IN THE EPISCOPAL CHURCH: Honoring Anglicanism's History
By TOM WILSON
TIMES-DISPATCH GUEST COLUMNIST
Falls Church. This winter a dozen congregations in the Episcopal Diocese of Virginia -- constituting perhaps 20 percent of the average Sunday attendance in the diocese -- have voted by overwhelming margins to sever our ties with the Episcopal Church (TEC) and to affiliate with another branch of the Anglican Communion. In doing so, these congregations have made a difficult decision that has prompted criticism and scorn, has invited challenges to our property rights, and has put strains on valued relationships. Why did we take this painful step?

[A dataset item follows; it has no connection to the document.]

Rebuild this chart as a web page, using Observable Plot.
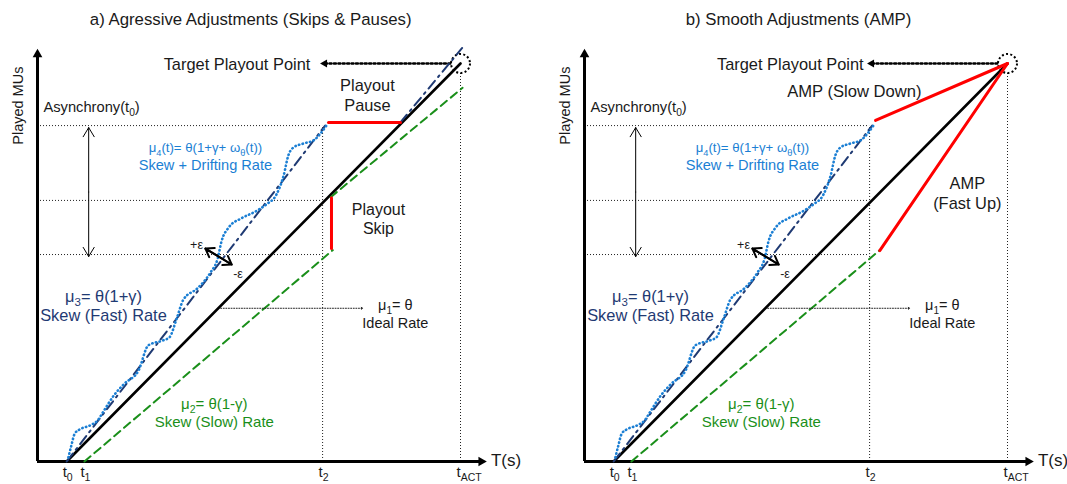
<!DOCTYPE html>
<html><head><meta charset="utf-8">
<script src="https://cdn.jsdelivr.net/npm/d3@7"></script>
<script src="https://cdn.jsdelivr.net/npm/@observablehq/plot@0.6"></script>
<style>
body{margin:0;background:#fff;}
#wrap{display:flex;width:1067px;height:484px;overflow:hidden;}
svg text{font-family:'Liberation Sans',Arial,sans-serif;}
</style></head><body><div id="wrap"></div>
<script>
// ---------- chart values (time units: tACT = 100, MU units: target = 100) ----------
const tickNames = ["t_{0}", "t_{1}", "t_{2}", "t_{ACT}"];
const tickTimes = [6.9, 11.1, 67.4, 100];
const asyncLevels = [84.4, 65.6, 52.0];           // fast / ideal / slow position at t2
const idealX = [6.9, 100], idealY = [0, 100];       // mu1 = theta
const fastX = [6.9, 68.0], fastY = [0, 84.4];       // mu3 = theta(1+gamma)
const slowX = [11.1, 69.8], slowY = [0, 53.1];      // mu2 = theta(1-gamma)
const driftX = [7.3, 8.0, 8.8, 9.9, 12.5, 14.2, 15.6, 18.2, 20.6, 23.9, 26.2, 29.6, 31.2, 32.9, 34.5, 37.8, 40.9, 42.6, 43.5, 45.2, 48.2, 51.5, 54.1, 56.5, 58.2, 59.3, 60.5, 62.9, 65.3, 66.9, 68.3];
const driftY = [1.0, 4.0, 7.0, 8.0, 9.1, 10.3, 12.6, 16.8, 19.6, 22.9, 29.2, 30.4, 31.2, 35.9, 40.7, 43.5, 47.5, 51.0, 55.3, 58.8, 61.1, 62.8, 64.6, 67.1, 71.9, 76.9, 78.9, 79.9, 80.7, 82.4, 84.4];
const targetPoint = [100, 100];
// a) skips & pauses
const pauseX = [68.8, 85.8], pauseY = [85.2, 85.2];
const fastAfterX = [85.8, 100.4], fastAfterY = [85.2, 103.9];
const skipX = [69.5, 69.5], skipY = [66.3, 53.5];
const slowAfterX = [69.3, 100.5], slowAfterY = [66.4, 93.9];
// b) AMP
const slowDownX = [68.8, 100], slowDownY = [85.7, 100];
const fastUpX = [69.8, 100], fastUpY = [53.0, 100];

// ---------- styling ----------
const NAVY = "#1f3a73", LBLUE = "#1b7fd4", GREEN = "#1a8f1a", RED = "#ff0000", INK = "#1a1a1a";
const zipXY = (xs, ys) => d3.zip(xs, ys);
const seg = (xs, ys, o) => Plot.line(zipXY(xs, ys), {x: "0", y: "1", ...o});
const lab = (x, y, text, o = {}) => Plot.text([text], {x: () => x, y: () => y, text: d => d, fill: INK, ...o});

function common(title, titleX, targetTextX) {
  return [
    // dotted guides
    Plot.ruleY(asyncLevels, {x1: 0, x2: tickTimes[2], stroke: "#222", strokeWidth: 1, strokeDasharray: "1,2"}),
    Plot.ruleX([tickTimes[2]], {y1: 0, y2: asyncLevels[0], stroke: "#222", strokeWidth: 1, strokeDasharray: "1,2"}),
    Plot.ruleX([tickTimes[3]], {y1: 0, y2: 97.5, stroke: "#222", strokeWidth: 1, strokeDasharray: "1,2"}),
    // axes
    Plot.ruleX([0], {y1: 0, y2: 101.5, stroke: "black", strokeWidth: 3}),
    Plot.ruleY([0], {x1: 0, x2: 104.5, stroke: "black", strokeWidth: 3}),
    Plot.dot([[0, 102.3]], {x: "0", y: "1", symbol: "triangle", r: 3.6, fill: "black", stroke: "none"}),
    Plot.dot([[104.9, 0]], {x: "0", y: "1", symbol: "triangle", r: 3.6, fill: "black", stroke: "none", rotate: 90}),
    lab(107.2, 0.2, "T(s)", {fontSize: 17, textAnchor: "start"}),
    Plot.text(tickNames, {x: (d, i) => tickTimes[i], y: -2.8, text: d => d, fontSize: 15, textAnchor: "start", dx: -4, fill: INK}),
    lab(-4.5, 89.4, "Played MUs", {fontSize: 14.5, rotate: -90}),
    lab(1.4, 88.9, "Asynchrony(t_{0})", {fontSize: 14.7, textAnchor: "start"}),
    lab(titleX, 111, title, {fontSize: 16.8}),
    // asynchrony double arrow
    Plot.arrow([[12.1, 67.7, 12.1, 83.9], [12.1, 67.7, 12.1, 51.5]], {x1: "0", y1: "1", x2: "2", y2: "3", stroke: "black", strokeWidth: 1, headLength: 16, headAngle: 62}),
    // target playout point
    Plot.line([[97.6, 100], [68.3, 100]], {x: "0", y: "1", stroke: "black", strokeWidth: 2.4, strokeDasharray: "2,2.4"}),
    Plot.dot([[67.9, 100]], {x: "0", y: "1", symbol: "triangle", r: 3, fill: "black", stroke: "none", rotate: -90}),
    lab(targetTextX, 99.7, "Target Playout Point", {fontSize: 16.4, textAnchor: "end"}),
    // lines
    seg(slowX, slowY, {stroke: GREEN, strokeWidth: 2, strokeDasharray: "8,5"}),
    seg(idealX, idealY, {stroke: "black", strokeWidth: 2.6}),
    seg(fastX, fastY, {stroke: NAVY, strokeWidth: 2, strokeDasharray: "10,5,2,5"}),
    Plot.line(zipXY(driftX, driftY), {x: "0", y: "1", curve: "monotone-x", stroke: LBLUE, strokeWidth: 2.6, strokeDasharray: "0.4,3.4", strokeLinecap: "round"}),
    Plot.dot([targetPoint], {x: "0", y: "1", r: 9.5, stroke: "black", strokeWidth: 2, strokeDasharray: "2,2.3", fill: "none"}),
    // epsilon arrow
    Plot.arrow([[39.7, 53.5, 45.9, 49.5], [45.9, 49.5, 39.7, 53.5]], {x1: "0", y1: "1", x2: "2", y2: "3", stroke: "black", strokeWidth: 2, headLength: 7, headAngle: 70}),
    lab(37.6, 54.4, "+ε", {fontSize: 12.5}),
    lab(47.4, 47.0, "-ε", {fontSize: 12.5}),
    // ideal pointer
    Plot.line([[43.3, 38.5], [76.6, 38.5]], {x: "0", y: "1", stroke: "#222", strokeWidth: 1, strokeDasharray: "1,1.6"}),
    Plot.vector([[76.8, 38.5]], {x: "0", y: "1", length: 1, rotate: 90, anchor: "end", r: 18, stroke: "#222", strokeWidth: 1}),
    // rate labels
    lab(39.7, 78.8, "μ_{4}(t)= θ(1+γ+ ω_{θ}(t))", {fontSize: 13.2, fill: LBLUE}),
    lab(39.7, 74.3, "Skew + Drifting Rate", {fontSize: 14.6, fill: LBLUE}),
    lab(15.6, 41.4, "μ_{3}= θ(1+γ)", {fontSize: 16.4, fill: NAVY}),
    lab(15.6, 36.6, "Skew (Fast) Rate", {fontSize: 16.4, fill: NAVY}),
    lab(84.6, 39.3, "μ_{1}= θ", {fontSize: 14.5, fill: INK}),
    lab(84.6, 34.6, "Ideal Rate", {fontSize: 14.5, fill: INK}),
    lab(41.8, 14.4, "μ_{2}= θ(1-γ)", {fontSize: 15, fill: GREEN}),
    lab(41.8, 9.8, "Skew (Slow) Rate", {fontSize: 15, fill: GREEN})
  ];
}

function panel(width, marks) {
  return Plot.plot({
    width, height: 484,
    marginLeft: 0, marginRight: 0, marginTop: 0, marginBottom: 0,
    x: {type: "linear", domain: [0, 100], range: [37, 460], axis: null},
    y: {type: "linear", domain: [0, 100], range: [461, 63], axis: null},
    style: {fontFamily: "'Liberation Sans', Arial, sans-serif", background: "white", overflow: "visible"},
    marks
  });
}

function richify(svg) {
  svg.querySelectorAll("text").forEach(el => {
    if (el.children.length) return;
    const s = el.textContent;
    if (!s.includes("_{")) return;
    el.textContent = "";
    const parts = s.split(/(_\{[^}]*\})/);
    let down = false;
    parts.forEach(p => {
      if (!p) return;
      const ts = document.createElementNS("http://www.w3.org/2000/svg", "tspan");
      if (p.startsWith("_{")) {
        ts.textContent = p.slice(2, -1);
        ts.setAttribute("font-size", "70%");
        ts.setAttribute("dy", "4");
        down = true;
      } else {
        ts.textContent = p;
        if (down) { ts.setAttribute("dy", "-4"); down = false; }
      }
      el.appendChild(ts);
    });
  });
  return svg;
}

const left = panel(547, [
  ...common("a) Agressive Adjustments (Skips & Pauses)", 50.4, 64.5),
  seg(fastAfterX, fastAfterY, {stroke: NAVY, strokeWidth: 2, strokeDasharray: "10,5,2,5"}),
  seg(slowAfterX, slowAfterY, {stroke: GREEN, strokeWidth: 2, strokeDasharray: "8,5"}),
  seg(pauseX, pauseY, {stroke: RED, strokeWidth: 3}),
  seg(skipX, skipY, {stroke: RED, strokeWidth: 3}),
  lab(78.0, 94.3, "Playout", {fontSize: 16.4}),
  lab(78.0, 89.3, "Pause", {fontSize: 16.4}),
  lab(80.6, 63.2, "Playout", {fontSize: 16}),
  lab(80.6, 58.4, "Skip", {fontSize: 16})
]);

const right = panel(520, [
  ...common("b) Smooth Adjustments (AMP)", 50.6, 66.0),
  seg(slowDownX, slowDownY, {stroke: RED, strokeWidth: 3}),
  seg(fastUpX, fastUpY, {stroke: RED, strokeWidth: 3}),
  lab(63.8, 93.0, "AMP (Slow Down)", {fontSize: 16.6}),
  lab(90.5, 69.9, "AMP", {fontSize: 16.4}),
  lab(90.5, 64.7, "(Fast Up)", {fontSize: 16.4})
]);

const wrap = document.getElementById("wrap");
wrap.append(richify(left), richify(right));
</script></body></html>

The simplistic answer that one would gather from the headlines is that TEC consecrated a gay bishop. While sexual morality is indeed the flashpoint of the controversy, it is but one instance of the real, underlying issues: the authority of the Bible (which is very clear on the subject of sexual ethics) and the Lordship of Jesus Christ.
The church has tolerated bishops who deny the deity of Jesus Christ, deny His resurrection, and deny His being the unique and essential Savior for the whole world. The breaking point came in 2003 when the church defied the rest of the worldwide Anglican Communion by setting aside the Anglican standard, consecrating a non-celibate homosexual as a bishop, and condoning the liturgical blessing of same-sex unions -- all with the support of the bishop of Virginia and the majority of the Virginia delegation. In response to the Communion's subsequent call for repentance, TEC declined, and elected as its presiding bishop someone who had favored both of those aberrations. TEC's trajectory is clear.
THE DIOCESE of Virginia is by no means among the most aggressively revisionist dioceses. On the contrary, even when it is not conservative in theology, the Diocese of Virginia tends to be conservative in temperament; and its longtime bishop is a centrist (by TEC standards) who values unity in the diocese and tolerates those committed to biblical orthodoxy. This fact enabled us to delay our decision as long as we did, and to attempt to work for renewal within the church.
However, this diocese is increasingly compromised by its membership in TEC. While the position of the diocese so far is to refrain from ordaining practicing homosexuals or blessing same-sex unions, its most recent resolution on the subject (Resolution 22a in 2005) characterized this position not as a mandate based on morality but as "voluntarily refraining." For the diocese's annual council this past weekend, four priests and five lay delegates proposed a resolution allowing the blessing of same-sex unions. Although it did not pass, their efforts show that, in this diocese, the issue is treated as subject to shifting human consensus, unhinged from divine revelation.
MOST OF THE disaffiliating congregations have chosen to affiliate with the Convocation of Anglicans in North America ("CANA"), which is organized under the Anglican Church of Nigeria. This has caused the Episcopal bishop of Virginia to refer to us (somewhat dismissively, we feel) as "Nigerian congregations." It is a title of which we could be proud but which we may not deserve, since the church in Nigeria is in fact a heroic, vibrant Christian church that thrives in a majority-Muslim context despite hardships, threats, and persecution. However, we have been and remain a thoroughly American expression of Anglicanism, under a local bishop, Martyn Minns, in a coalescing "Anglican District of Virginia" that will value and perpetuate the 400-year legacy of Anglicanism in Virginia.
We are not on a misguided quest for the "perfect church." On the contrary, all the members of these congregations are sinners who hope to be saved only by God's grace, and our congregations surely have our share of hypocrites. CANA will likewise have its faults and defects. But precisely because we are sinners, we are not well-served by a church that pretends to supersede God's principles and to re-name our sins as if they were divine gifts.
We know that we need a church that will call us to repentance from sin and will offer us not rationalizations of our faults but, rather, God's forgiveness, transformation, and healing in Christ. To the sinner, Jesus says, "Neither do I condemn you; go, and sin no more." We must be in a church that preaches that same message to us, in both its aspects: forgiveness and a call to a changed life.
Tom Wilson is the senior warden at The Falls Church in Northern Virginia. He is also chairman of the Anglican District of Virginia.